_Exercise description:_ In the listing below, find the line that contains "Rebuild this chart" and the line that contains "const construction = [8, 5, 8, 6];". Quote both and every line between them, exactly, and nothing more.

_Records provided:_
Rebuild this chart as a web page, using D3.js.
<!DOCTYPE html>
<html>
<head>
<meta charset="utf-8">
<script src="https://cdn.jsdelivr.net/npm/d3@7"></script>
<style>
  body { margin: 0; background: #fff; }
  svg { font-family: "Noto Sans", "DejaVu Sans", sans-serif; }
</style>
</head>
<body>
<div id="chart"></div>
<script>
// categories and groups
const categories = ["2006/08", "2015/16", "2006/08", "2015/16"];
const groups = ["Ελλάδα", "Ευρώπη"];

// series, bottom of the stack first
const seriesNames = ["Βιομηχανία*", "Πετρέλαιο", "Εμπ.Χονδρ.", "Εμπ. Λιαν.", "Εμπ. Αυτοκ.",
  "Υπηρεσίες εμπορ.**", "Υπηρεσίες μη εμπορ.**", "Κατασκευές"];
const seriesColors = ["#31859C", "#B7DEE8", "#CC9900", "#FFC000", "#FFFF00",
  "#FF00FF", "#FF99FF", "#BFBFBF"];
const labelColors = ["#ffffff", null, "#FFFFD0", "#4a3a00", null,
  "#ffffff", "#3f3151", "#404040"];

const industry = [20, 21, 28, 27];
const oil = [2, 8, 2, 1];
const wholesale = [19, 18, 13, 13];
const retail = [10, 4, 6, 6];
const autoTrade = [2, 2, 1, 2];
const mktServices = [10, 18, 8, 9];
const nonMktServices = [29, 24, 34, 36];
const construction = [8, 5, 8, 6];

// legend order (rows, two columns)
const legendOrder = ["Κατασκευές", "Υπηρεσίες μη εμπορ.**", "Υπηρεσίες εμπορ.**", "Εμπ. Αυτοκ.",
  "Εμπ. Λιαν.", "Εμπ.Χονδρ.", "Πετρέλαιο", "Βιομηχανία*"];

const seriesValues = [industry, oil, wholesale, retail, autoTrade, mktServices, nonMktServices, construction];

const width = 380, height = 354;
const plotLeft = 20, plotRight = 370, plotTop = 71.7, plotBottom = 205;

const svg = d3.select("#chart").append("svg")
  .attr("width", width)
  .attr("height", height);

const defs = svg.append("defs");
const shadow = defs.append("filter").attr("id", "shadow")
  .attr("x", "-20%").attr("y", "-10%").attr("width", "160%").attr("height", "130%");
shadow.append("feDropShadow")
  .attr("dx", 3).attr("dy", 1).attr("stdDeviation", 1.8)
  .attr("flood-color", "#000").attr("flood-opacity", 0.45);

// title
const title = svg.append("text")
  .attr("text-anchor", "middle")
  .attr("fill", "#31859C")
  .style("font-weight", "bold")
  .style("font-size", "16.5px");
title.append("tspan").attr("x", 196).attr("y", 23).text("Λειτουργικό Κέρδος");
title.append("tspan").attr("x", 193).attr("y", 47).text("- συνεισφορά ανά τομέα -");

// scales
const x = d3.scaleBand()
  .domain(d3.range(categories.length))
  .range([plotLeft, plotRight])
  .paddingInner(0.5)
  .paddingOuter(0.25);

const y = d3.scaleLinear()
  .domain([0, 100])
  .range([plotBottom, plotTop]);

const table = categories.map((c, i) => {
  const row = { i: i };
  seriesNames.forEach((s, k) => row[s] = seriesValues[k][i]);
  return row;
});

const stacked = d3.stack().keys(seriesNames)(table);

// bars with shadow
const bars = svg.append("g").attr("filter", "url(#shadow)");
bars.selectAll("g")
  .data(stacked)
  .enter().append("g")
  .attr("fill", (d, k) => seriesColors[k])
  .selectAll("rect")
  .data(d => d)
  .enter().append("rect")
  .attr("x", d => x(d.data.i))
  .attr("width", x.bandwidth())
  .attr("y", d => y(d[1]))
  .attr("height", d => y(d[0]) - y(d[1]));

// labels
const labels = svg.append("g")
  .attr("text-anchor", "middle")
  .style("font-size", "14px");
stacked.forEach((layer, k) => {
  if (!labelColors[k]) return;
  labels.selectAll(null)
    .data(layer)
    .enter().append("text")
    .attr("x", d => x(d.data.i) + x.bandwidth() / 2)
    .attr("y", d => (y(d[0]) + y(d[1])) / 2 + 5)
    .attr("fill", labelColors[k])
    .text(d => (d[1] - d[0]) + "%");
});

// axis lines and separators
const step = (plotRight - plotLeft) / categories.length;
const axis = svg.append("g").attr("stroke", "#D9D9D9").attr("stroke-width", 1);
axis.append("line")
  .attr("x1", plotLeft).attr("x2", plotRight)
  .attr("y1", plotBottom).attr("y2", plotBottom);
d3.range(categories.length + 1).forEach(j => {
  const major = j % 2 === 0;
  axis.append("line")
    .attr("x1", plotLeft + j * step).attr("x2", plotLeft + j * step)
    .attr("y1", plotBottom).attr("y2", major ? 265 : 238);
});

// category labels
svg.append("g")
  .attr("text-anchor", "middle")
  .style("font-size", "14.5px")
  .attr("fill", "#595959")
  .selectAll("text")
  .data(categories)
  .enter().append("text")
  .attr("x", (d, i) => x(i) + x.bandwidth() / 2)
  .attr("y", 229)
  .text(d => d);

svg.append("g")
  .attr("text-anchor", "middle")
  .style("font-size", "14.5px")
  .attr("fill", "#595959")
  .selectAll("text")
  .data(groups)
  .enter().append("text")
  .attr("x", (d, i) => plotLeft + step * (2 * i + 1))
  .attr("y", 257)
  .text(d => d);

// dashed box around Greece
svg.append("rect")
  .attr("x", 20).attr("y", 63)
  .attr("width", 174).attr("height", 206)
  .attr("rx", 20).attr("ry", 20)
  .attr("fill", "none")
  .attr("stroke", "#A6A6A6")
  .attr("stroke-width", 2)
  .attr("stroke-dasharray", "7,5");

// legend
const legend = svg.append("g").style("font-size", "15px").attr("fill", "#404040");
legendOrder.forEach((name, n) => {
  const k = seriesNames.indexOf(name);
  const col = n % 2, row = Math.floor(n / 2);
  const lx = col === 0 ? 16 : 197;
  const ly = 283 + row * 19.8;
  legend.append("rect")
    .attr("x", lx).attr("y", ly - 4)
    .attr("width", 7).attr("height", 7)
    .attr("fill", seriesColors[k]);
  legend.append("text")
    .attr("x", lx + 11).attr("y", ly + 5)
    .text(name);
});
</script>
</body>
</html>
* * *
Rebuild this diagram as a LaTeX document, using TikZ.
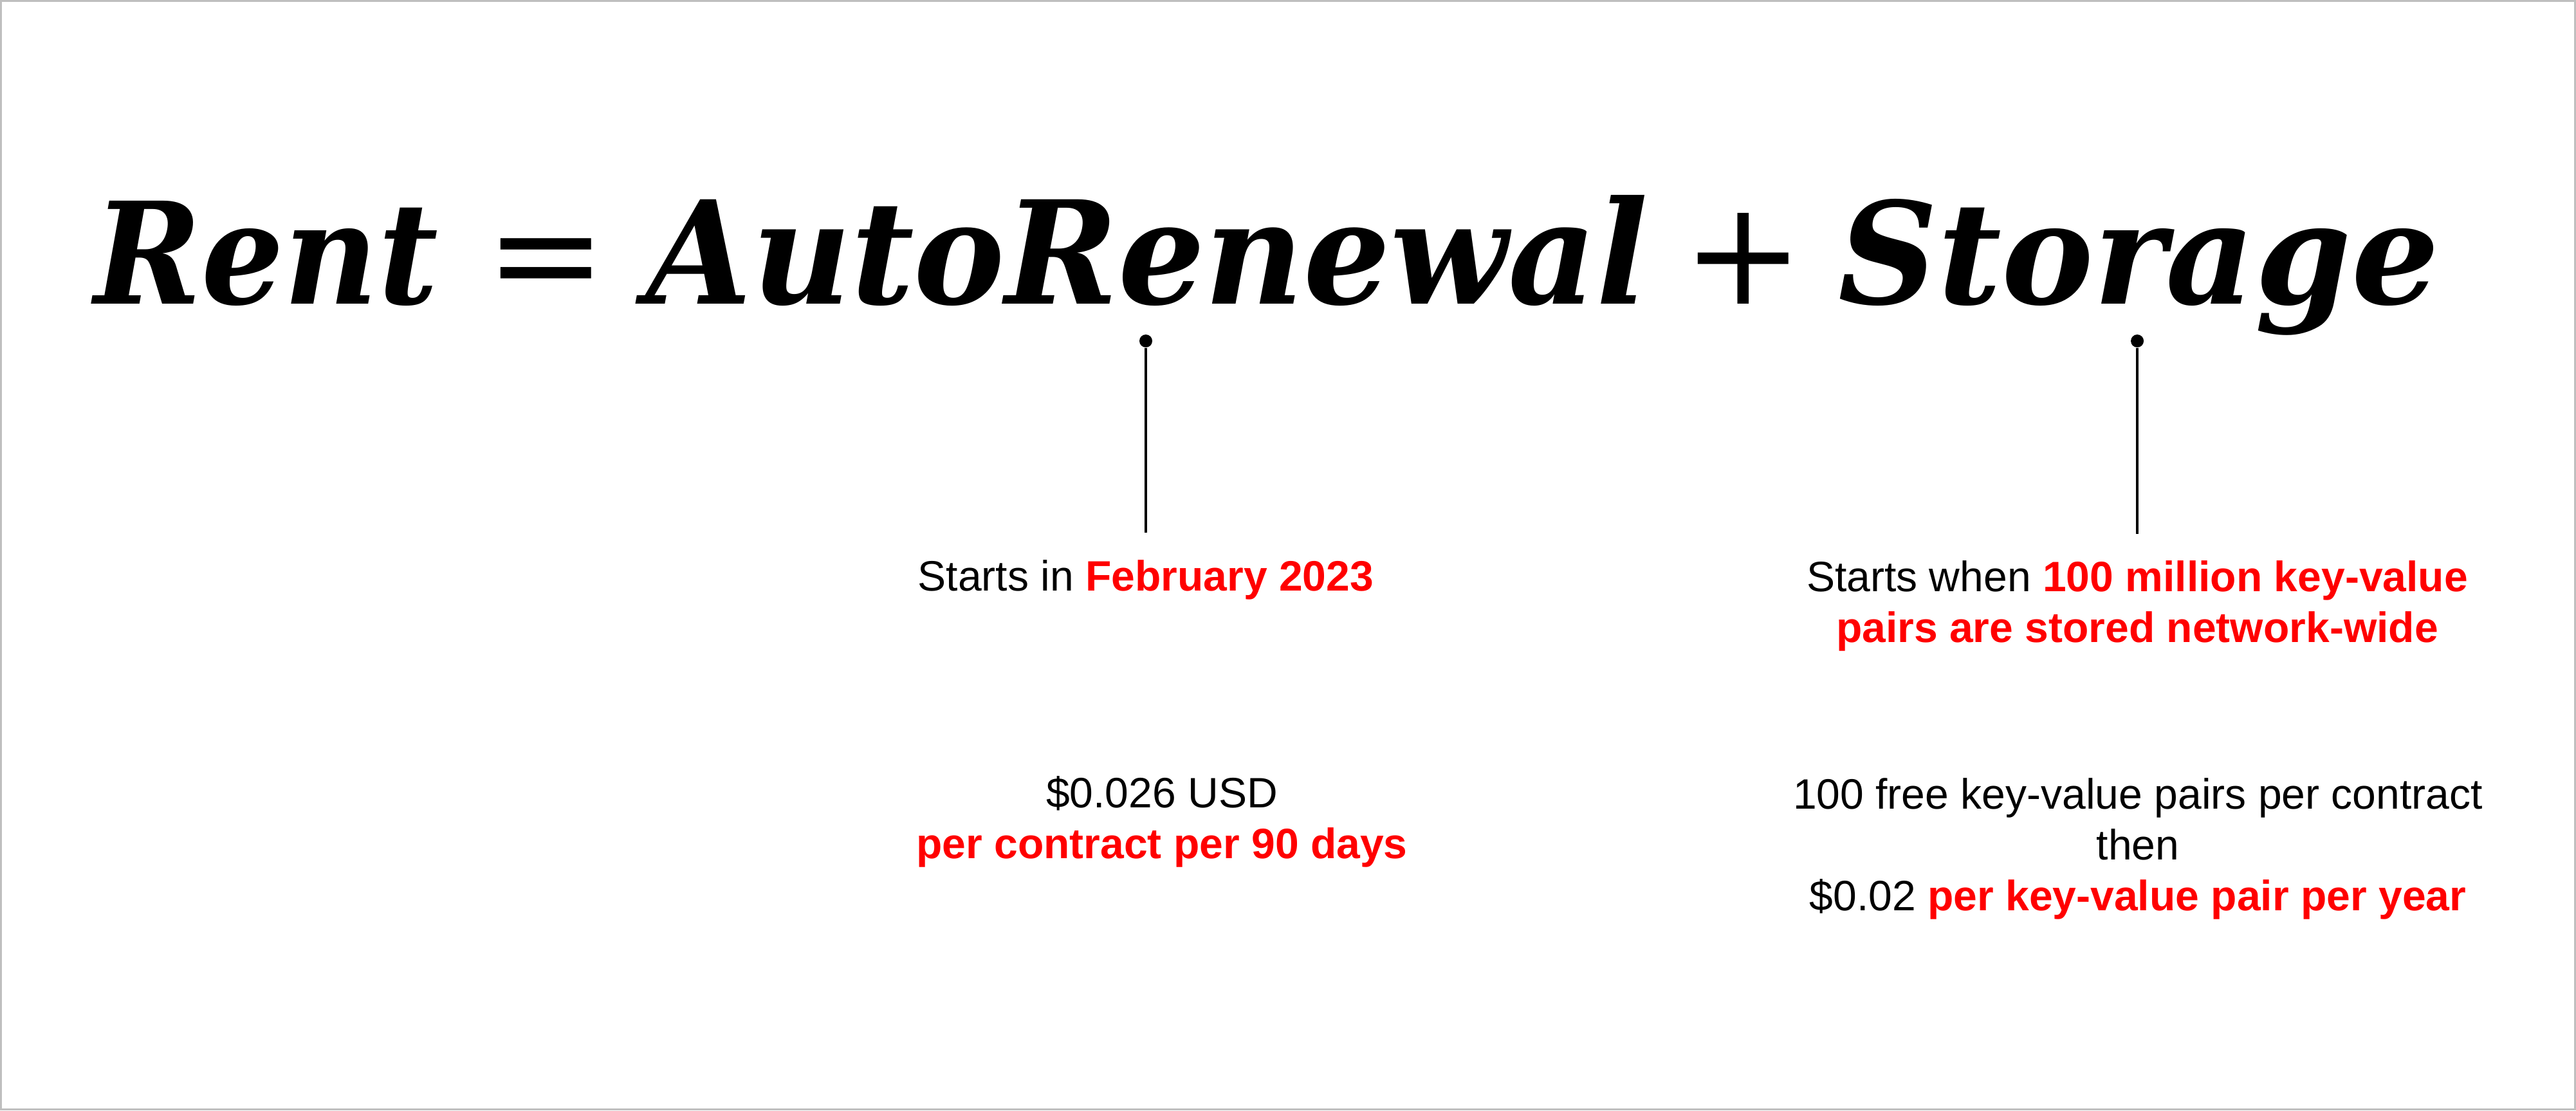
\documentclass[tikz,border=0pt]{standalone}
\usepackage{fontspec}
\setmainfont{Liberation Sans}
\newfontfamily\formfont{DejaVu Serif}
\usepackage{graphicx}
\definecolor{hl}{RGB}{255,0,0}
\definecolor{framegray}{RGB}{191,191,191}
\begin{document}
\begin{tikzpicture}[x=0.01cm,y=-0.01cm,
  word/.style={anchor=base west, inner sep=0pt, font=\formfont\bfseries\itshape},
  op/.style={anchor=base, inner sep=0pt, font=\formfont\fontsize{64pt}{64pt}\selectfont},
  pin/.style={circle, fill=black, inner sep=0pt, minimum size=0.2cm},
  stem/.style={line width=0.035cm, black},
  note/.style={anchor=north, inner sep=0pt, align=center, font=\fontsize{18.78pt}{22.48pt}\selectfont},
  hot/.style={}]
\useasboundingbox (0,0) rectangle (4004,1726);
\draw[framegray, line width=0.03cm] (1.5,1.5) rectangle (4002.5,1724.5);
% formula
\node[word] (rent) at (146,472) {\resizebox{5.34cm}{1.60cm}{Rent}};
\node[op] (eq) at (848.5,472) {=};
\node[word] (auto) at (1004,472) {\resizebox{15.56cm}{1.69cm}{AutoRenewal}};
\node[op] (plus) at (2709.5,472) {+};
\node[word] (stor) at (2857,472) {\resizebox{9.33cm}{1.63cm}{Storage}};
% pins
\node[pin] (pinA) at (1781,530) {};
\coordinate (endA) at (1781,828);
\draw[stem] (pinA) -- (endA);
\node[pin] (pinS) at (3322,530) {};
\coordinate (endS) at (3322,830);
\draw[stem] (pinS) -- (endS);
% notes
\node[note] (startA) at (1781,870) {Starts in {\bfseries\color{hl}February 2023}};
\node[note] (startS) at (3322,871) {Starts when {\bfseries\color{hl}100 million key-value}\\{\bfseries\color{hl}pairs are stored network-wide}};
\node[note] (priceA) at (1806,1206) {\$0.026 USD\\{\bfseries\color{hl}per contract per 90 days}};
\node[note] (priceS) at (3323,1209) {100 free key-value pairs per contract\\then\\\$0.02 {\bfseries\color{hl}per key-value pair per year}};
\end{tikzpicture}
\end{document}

_Output of the task:_
Rebuild this chart as a web page, using D3.js.
<!DOCTYPE html>
<html>
<head>
<meta charset="utf-8">
<script src="https://cdn.jsdelivr.net/npm/d3@7"></script>
<style>
  body { margin: 0; background: #fff; }
  svg { font-family: "Noto Sans", "DejaVu Sans", sans-serif; }
</style>
</head>
<body>
<div id="chart"></div>
<script>
// categories and groups
const categories = ["2006/08", "2015/16", "2006/08", "2015/16"];
const groups = ["Ελλάδα", "Ευρώπη"];

// series, bottom of the stack first
const seriesNames = ["Βιομηχανία*", "Πετρέλαιο", "Εμπ.Χονδρ.", "Εμπ. Λιαν.", "Εμπ. Αυτοκ.",
  "Υπηρεσίες εμπορ.**", "Υπηρεσίες μη εμπορ.**", "Κατασκευές"];
const seriesColors = ["#31859C", "#B7DEE8", "#CC9900", "#FFC000", "#FFFF00",
  "#FF00FF", "#FF99FF", "#BFBFBF"];
const labelColors = ["#ffffff", null, "#FFFFD0", "#4a3a00", null,
  "#ffffff", "#3f3151", "#404040"];

const industry = [20, 21, 28, 27];
const oil = [2, 8, 2, 1];
const wholesale = [19, 18, 13, 13];
const retail = [10, 4, 6, 6];
const autoTrade = [2, 2, 1, 2];
const mktServices = [10, 18, 8, 9];
const nonMktServices = [29, 24, 34, 36];
const construction = [8, 5, 8, 6];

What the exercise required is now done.